The lowest inflation for four years added to the UK’s economic purple patch yesterday, following strong quarterly growth and and declining unemployment in boosting the nation’s recovery prospects next year.
The Bank of England’s target measure, the consumer prices index, fell from 2.2 per cent to 2.1 per cent in November, a fraction above the Monetary Policy Committee’s 2 per cent target and the lowest since November 2009. The latest fall was driven by food and drink prices – unchanged last month, compared with a sharp increase a year earlier – and the impact of earlier gas and electricity price rises in 2012.
The impact of an average 10 per cent increase in energy bills will only be felt in December’s figures but the latest signs of softening inflation should give the MPC breathing space to keep interest rates at a record low of 0.5 per cent, even with growth of 0.8 per cent in the latest quarter.
Under the new Governor, Mark Carney, the Bank has committed not to consider interest rate rises until unemployment – currently 7.6 per cent – falls to 7 per cent. Yesterday’s inflation figures lessen the chances of the cost of living triggering the “knock-out” for Mr Carney’s forward guidance by running out of control and the Governor may have more good news to report soon, according to Investec’s chief economist, Philip Shaw: “The effect of the current round of gas and electricity price hikes should mean that CPI inflation nudges up over the next month or two. However to an extent this should be offset by continued disinflation in the food sector and it is entirely possible that inflation hits the 2 per cent target early next year.”
Inflation, albeit slowing, is still more than twice the 0.8 per cent annual increase in regular pay growth seen between July and September, prompting politicians to trade blows over the cost of living. A Treasury spokesman claimed the Coalition’s “long term economic plan is working” but the shadow Economic Secretary to the Treasury Catherine McKinnell: “This small fall in the inflation rate is welcome, but with prices still rising much faster than wages the cost-of-living crisis continues. Families and pensioners are still set to face inflation-busting hikes in energy prices this winter.”
Carl Astorri, chief economic advisor to the Ernst & Young ITEM Club, said: “While wage growth does still lag behind the pace of price increases, the gap is quickly closing, and we expect real wages to begin to rise in 2014. This should help to support consumer spending over the next year.”

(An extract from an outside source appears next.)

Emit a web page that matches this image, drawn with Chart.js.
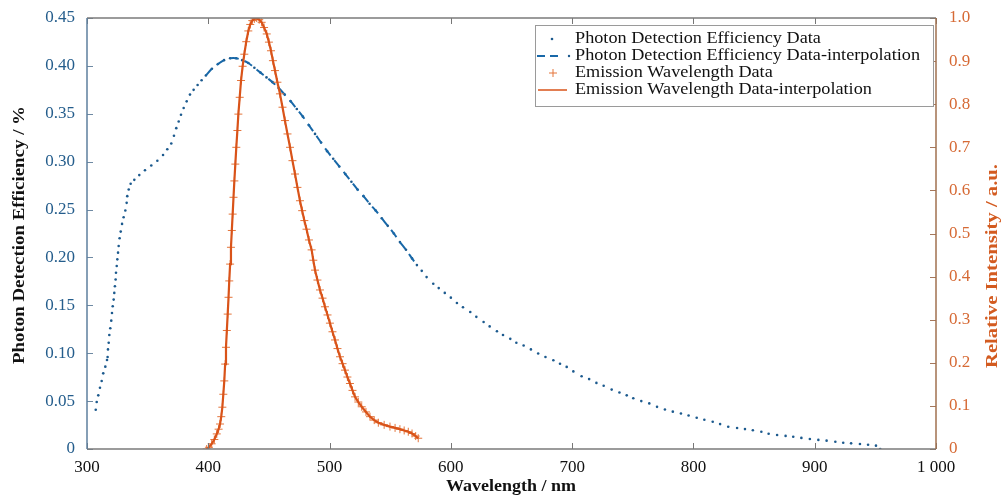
<!DOCTYPE html>
<html>
<head>
<meta charset="utf-8">
<script src="https://cdn.jsdelivr.net/npm/chart.js@4.4.0/dist/chart.umd.min.js"></script>
<style>
  html, body { margin: 0; background: #fff; }
  #wrap { width: 1002px; height: 496px; }
</style>
</head>
<body>
<div id="wrap"><canvas id="chartCanvas" width="1002" height="496"></canvas></div>
<script>
// wavelength (nm) / photon detection efficiency
const pdeWl = [
  307.2, 308.0, 309.3, 310.7, 312.1, 313.4, 315.1, 316.5, 317.0, 317.3, 317.9, 318.4, 319.2, 320.0, 320.6, 321.2,
  322.0, 322.5, 323.0, 323.6, 323.9, 324.5, 325.0, 325.6, 326.1, 326.9, 327.8, 328.9, 330.2, 331.6, 332.7, 333.2,
  334.4, 336.0, 339.0, 343.1, 347.8, 353.0, 358.0, 362.7, 366.2, 369.5, 371.7, 373.6, 375.6, 377.5, 379.7, 382.2,
  384.9, 387.9, 391.2, 394.5,
  398, 403, 408, 413, 418, 423, 428, 433, 438, 443, 448, 453, 458, 463, 468, 473, 478, 483, 488, 493, 498, 503,
  508, 513, 518, 523, 528, 533, 538, 543, 548, 553, 558, 563, 568, 572,
  576, 580, 585.5, 590, 595, 600, 605, 610, 616, 621, 627, 632, 638, 643, 649, 654, 660, 666, 672, 678, 684.5,
  690, 695.5, 701, 707.8, 714, 720, 726, 732.6, 739, 745, 750.4, 757, 763.6, 770, 776.5, 783, 789.7, 796, 802.7,
  809, 815.9, 822, 828.7, 836, 842.5, 849, 856, 862, 869, 876, 882.3, 889, 896, 903, 909.8, 917, 923.5, 930,
  937.3, 944, 950.5, 954
];
const pdeVal = [
  0.041, 0.049, 0.056, 0.064, 0.071, 0.079, 0.086, 0.093, 0.096, 0.104, 0.111, 0.119, 0.126, 0.134, 0.142, 0.149,
  0.156, 0.163, 0.170, 0.177, 0.184, 0.191, 0.198, 0.205, 0.212, 0.220, 0.227, 0.235, 0.242, 0.249, 0.257, 0.264,
  0.271, 0.277, 0.281, 0.286, 0.291, 0.296, 0.301, 0.307, 0.313, 0.319, 0.327, 0.335, 0.342, 0.349, 0.356, 0.363,
  0.370, 0.375, 0.380, 0.385,
  0.390, 0.397, 0.402, 0.406, 0.408, 0.408, 0.406, 0.403, 0.398, 0.393, 0.388, 0.383, 0.377, 0.370, 0.363, 0.355,
  0.347, 0.338, 0.329, 0.320, 0.311, 0.303, 0.295, 0.287, 0.279, 0.271, 0.264, 0.256, 0.249, 0.241, 0.233, 0.225,
  0.216, 0.208, 0.199, 0.192,
  0.186, 0.1795, 0.1726, 0.168, 0.163, 0.158, 0.1524, 0.148, 0.143, 0.138, 0.1326, 0.128, 0.123, 0.119, 0.115,
  0.111, 0.108, 0.104, 0.0997, 0.096, 0.0927, 0.089, 0.0857, 0.081, 0.076, 0.073, 0.069, 0.066, 0.062, 0.059,
  0.056, 0.053, 0.050, 0.0476, 0.044, 0.0413, 0.039, 0.0371, 0.035, 0.0326, 0.0305, 0.0285, 0.026, 0.0233, 0.022,
  0.0208, 0.0195, 0.018, 0.016, 0.0146, 0.0137, 0.0128, 0.0116, 0.0104, 0.0095, 0.0087, 0.0076, 0.0066, 0.0059,
  0.0052, 0.0044, 0.0035, 0.0
];
// range covered by the dashed interpolation
const interpFrom = 398;
const interpTo = 572;

// emission spectrum (relative intensity)
const emWl = [
  398.7, 400.5, 402.8, 405.0, 407.0, 408.5, 409.7, 410.7, 411.6, 412.4, 413.2, 413.9, 414.6, 415.3, 416.0, 416.7,
  417.3, 418.0, 418.7, 419.4, 420.1, 420.8, 421.5, 422.3, 423.1, 424.0, 424.8, 425.9, 427.0, 428.3, 429.7, 431.3,
  433.0, 434.6, 436.3, 438.0, 439.9, 442.0, 444.0, 446.0, 448.2, 450.0, 451.7, 453.3, 455.0, 457.0, 459.1, 461.2,
  463.2, 465.3, 467.4, 469.4, 471.5, 473.5, 475.6, 477.4, 479.2, 481.0, 483.0, 485.2, 486.6, 488.0, 490.0, 492.1,
  494.2, 496.2, 498.3, 500.3, 502.4, 504.5, 506.5, 508.6, 510.7, 512.7, 514.7, 516.8, 518.9, 521.0, 523.7, 526.5,
  530.0, 533.3, 536.8, 540.2, 545.0, 549.8, 554.0, 558.0, 561.5, 564.9, 568.0, 571.0, 573.1
];
const emVal = [
  0.0, 0.004, 0.012, 0.022, 0.035, 0.046, 0.058, 0.075, 0.097, 0.127, 0.158, 0.197, 0.236, 0.275, 0.313, 0.352,
  0.390, 0.429, 0.468, 0.507, 0.545, 0.584, 0.622, 0.661, 0.700, 0.739, 0.777, 0.816, 0.855, 0.888, 0.916, 0.945,
  0.970, 0.985, 0.994, 0.998, 1.000, 0.996, 0.990, 0.978, 0.963, 0.944, 0.924, 0.901, 0.878, 0.851, 0.824, 0.793,
  0.762, 0.731, 0.700, 0.669, 0.638, 0.607, 0.576, 0.553, 0.530, 0.510, 0.485, 0.462, 0.438, 0.415, 0.392, 0.369,
  0.350, 0.330, 0.311, 0.292, 0.272, 0.253, 0.233, 0.214, 0.198, 0.183, 0.167, 0.152, 0.136, 0.121, 0.109, 0.098,
  0.086, 0.075, 0.067, 0.061, 0.056, 0.052, 0.049, 0.046, 0.043, 0.040, 0.036, 0.030, 0.025
];

// axis ticks
const wlTicks = [300, 400, 500, 600, 700, 800, 900, 1000];
const wlTickLabels = ['300', '400', '500', '600', '700', '800', '900', '1 000'];
const pdeTicks = [0, 0.05, 0.10, 0.15, 0.20, 0.25, 0.30, 0.35, 0.40, 0.45];
const pdeTickLabels = ['0', '0.05', '0.10', '0.15', '0.20', '0.25', '0.30', '0.35', '0.40', '0.45'];
const intTicks = [0, 0.1, 0.2, 0.3, 0.4, 0.5, 0.6, 0.7, 0.8, 0.9, 1.0];
const intTickLabels = ['0', '0.1', '0.2', '0.3', '0.4', '0.5', '0.6', '0.7', '0.8', '0.9', '1.0'];

const legendLabels = [
  'Photon Detection Efficiency Data',
  'Photon Detection Efficiency Data-interpolation',
  'Emission Wavelength Data',
  'Emission Wavelength Data-interpolation'
];

const BLUE_DOT = '#1c5a8e';
const BLUE_DASH = '#1868a8';
const ORANGE = '#d95319';
const ORANGE_MARK = '#e4743a';
const SERIF = '"Liberation Serif", "Times New Roman", serif';

const pdePoints = pdeWl.map((w, i) => ({ x: w, y: pdeVal[i] }));
const pdeInterp = pdePoints.filter(p => p.x >= interpFrom && p.x <= interpTo);
const emPoints = emWl.map((w, i) => ({ x: w, y: emVal[i] }));

// text squeezed/stretched along its baseline to a given length
function fitText(ctx, text, x, y, len, angle) {
  const w = ctx.measureText(text).width;
  ctx.save();
  ctx.translate(x, y);
  ctx.rotate(angle);
  ctx.scale(len / w, 1);
  ctx.fillText(text, 0, 0);
  ctx.restore();
}

// keep the plot box fixed: no extra room for edge labels
function fixBox(size) {
  return s => {
    if (s.isHorizontal()) s.height = size; else s.width = size;
    s.paddingTop = 0; s.paddingBottom = 0; s.paddingLeft = 0; s.paddingRight = 0;
  };
}

// MATLAB-like box: inward ticks, frame, titles and legend
const decorations = {
  id: 'decorations',
  afterDraw(chart) {
    const { ctx, chartArea: a, scales } = chart;
    const tl = 6;
    ctx.save();
    ctx.lineWidth = 1;

    ctx.strokeStyle = '#777';
    wlTicks.forEach(v => {
      const x = Math.round(scales.x.getPixelForValue(v)) + 0.5;
      ctx.beginPath();
      ctx.moveTo(x, a.bottom); ctx.lineTo(x, a.bottom - tl);
      ctx.moveTo(x, a.top); ctx.lineTo(x, a.top + tl);
      ctx.stroke();
    });
    ctx.strokeStyle = '#6f8aa3';
    pdeTicks.forEach(v => {
      const y = Math.round(scales.y.getPixelForValue(v)) + 0.5;
      ctx.beginPath(); ctx.moveTo(a.left, y); ctx.lineTo(a.left + tl, y); ctx.stroke();
    });
    ctx.strokeStyle = '#a5785c';
    intTicks.forEach(v => {
      const y = Math.round(scales.y2.getPixelForValue(v)) + 0.5;
      ctx.beginPath(); ctx.moveTo(a.right, y); ctx.lineTo(a.right - tl, y); ctx.stroke();
    });

    // frame
    ctx.lineWidth = 1.5;
    ctx.strokeStyle = '#7a7a7a';
    ctx.beginPath(); ctx.moveTo(a.left, a.top); ctx.lineTo(a.right, a.top); ctx.stroke();
    ctx.beginPath(); ctx.moveTo(a.left, a.bottom); ctx.lineTo(a.right, a.bottom); ctx.stroke();
    ctx.strokeStyle = '#5e7f9e';
    ctx.beginPath(); ctx.moveTo(a.left, a.top); ctx.lineTo(a.left, a.bottom); ctx.stroke();
    ctx.strokeStyle = '#a0704f';
    ctx.beginPath(); ctx.moveTo(a.right, a.top); ctx.lineTo(a.right, a.bottom); ctx.stroke();

    // axis titles
    ctx.font = 'bold 16px ' + SERIF;
    ctx.textAlign = 'center';
    ctx.textBaseline = 'middle';
    ctx.fillStyle = '#111';
    fitText(ctx, 'Wavelength / nm', 511, 487, 130, 0);
    fitText(ctx, 'Photon Detection Efficiency / %', 20, 235, 258, -Math.PI / 2);
    ctx.fillStyle = '#d35b20';
    fitText(ctx, 'Relative Intensity / a.u.', 993, 266, 204, -Math.PI / 2);

    // legend
    const bx = 535, by = 25, bw = 398, bh = 81;
    ctx.fillStyle = '#fff';
    ctx.fillRect(bx, by, bw, bh);
    ctx.lineWidth = 1;
    ctx.strokeStyle = '#9a9a9a';
    ctx.strokeRect(bx + 0.5, by + 0.5, bw, bh);
    const rows = [39, 56, 73, 90];
    ctx.font = '16px ' + SERIF;
    ctx.textAlign = 'left';
    ctx.fillStyle = '#111';
    const sx = 345 / ctx.measureText(legendLabels[1]).width;
    legendLabels.forEach((t, i) => {
      ctx.save();
      ctx.translate(575, rows[i]);
      ctx.scale(sx, 1);
      ctx.fillText(t, 0, 0);
      ctx.restore();
    });
    // symbols
    ctx.fillStyle = BLUE_DOT;
    ctx.beginPath(); ctx.arc(552, rows[0], 1.3, 0, Math.PI * 2); ctx.fill();
    ctx.strokeStyle = BLUE_DASH;
    ctx.lineWidth = 2;
    ctx.setLineDash([8, 5]);
    ctx.beginPath(); ctx.moveTo(537, rows[1]); ctx.lineTo(563, rows[1]); ctx.stroke();
    ctx.setLineDash([]);
    ctx.beginPath(); ctx.arc(569, rows[1], 1.2, 0, Math.PI * 2); ctx.fill();
    ctx.strokeStyle = ORANGE_MARK;
    ctx.lineWidth = 1;
    ctx.beginPath();
    ctx.moveTo(549, rows[2]); ctx.lineTo(557, rows[2]);
    ctx.moveTo(553, rows[2] - 4); ctx.lineTo(553, rows[2] + 4);
    ctx.stroke();
    ctx.strokeStyle = ORANGE;
    ctx.lineWidth = 1.5;
    ctx.beginPath(); ctx.moveTo(538, rows[3]); ctx.lineTo(567, rows[3]); ctx.stroke();
    ctx.restore();
  }
};

const tickFont = { family: SERIF, size: 17 };

const ctx = document.getElementById('chartCanvas').getContext('2d');
const chart = new Chart(ctx, {
  type: 'scatter',
  data: {
    datasets: [
      {
        label: legendLabels[0],
        data: pdePoints,
        yAxisID: 'y',
        showLine: false,
        pointStyle: 'circle',
        pointRadius: 1.3,
        pointBackgroundColor: BLUE_DOT,
        pointBorderWidth: 0,
        order: 3
      },
      {
        label: legendLabels[1],
        data: pdeInterp,
        yAxisID: 'y',
        showLine: true,
        borderColor: BLUE_DASH,
        borderWidth: 2,
        borderDash: [9, 6],
        pointRadius: 0,
        tension: 0.3,
        order: 2
      },
      {
        label: legendLabels[2],
        data: emPoints,
        yAxisID: 'y2',
        showLine: false,
        pointStyle: 'cross',
        pointRadius: 4,
        pointBorderColor: ORANGE_MARK,
        pointBorderWidth: 1,
        order: 1
      },
      {
        label: legendLabels[3],
        data: emPoints,
        yAxisID: 'y2',
        showLine: true,
        borderColor: ORANGE,
        borderWidth: 2.2,
        pointRadius: 0,
        order: 0
      }
    ]
  },
  options: {
    responsive: false,
    animation: false,
    devicePixelRatio: 1,
    layout: { padding: { top: 18, left: 0, right: 0, bottom: 0 } },
    plugins: {
      legend: { display: false },
      tooltip: { enabled: false }
    },
    scales: {
      x: {
        type: 'linear',
        position: 'bottom',
        min: 300,
        max: 1000,
        afterBuildTicks: s => { s.ticks = wlTicks.map(v => ({ value: v })); },
        afterFit: fixBox(47),
        grid: { display: false, drawTicks: false },
        border: { display: false },
        ticks: {
          autoSkip: false, maxRotation: 0, padding: 8, color: '#111', font: tickFont,
          callback: (v, i) => wlTickLabels[i]
        }
      },
      y: {
        type: 'linear',
        position: 'left',
        min: 0,
        max: 0.45,
        afterBuildTicks: s => { s.ticks = pdeTicks.map(v => ({ value: v })); },
        afterFit: fixBox(87),
        grid: { display: false, drawTicks: false },
        border: { display: false },
        ticks: {
          autoSkip: false, padding: 12, color: '#245d8c', font: tickFont,
          callback: (v, i) => pdeTickLabels[i]
        }
      },
      y2: {
        type: 'linear',
        position: 'right',
        min: 0,
        max: 1,
        afterBuildTicks: s => { s.ticks = intTicks.map(v => ({ value: v })); },
        afterFit: fixBox(66),
        grid: { display: false, drawTicks: false },
        border: { display: false },
        ticks: {
          autoSkip: false, padding: 13, color: '#d66a35', font: tickFont,
          callback: (v, i) => intTickLabels[i]
        }
      }
    }
  },
  plugins: [decorations]
});
</script>
</body>
</html>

Underlying inflation, which strips out increases in energy, food, alcohol and tobacco, rose by 1.8 per cent in November compared with the same month last year, while pipeline pressures also remain subdued. Factory gate prices are up just 0.8 per cent on last year
By contrast the housing market – pumped by Government and Bank of England support schemes – saw prices rise 5.5 per cent in the 12 months to October – the fastest increase since September 2010. In London prices were 12 per cent higher than a year earlier, the highest increase since August 2010. Excluding the capital and the South-east of England, prices in Britain were 3.1 per cent ahead.
The Bank of England last month said it would end one of Britain’s programmes aimed at stimulating mortgage lending and keep a close eye on the housing market amid fears of a bubble.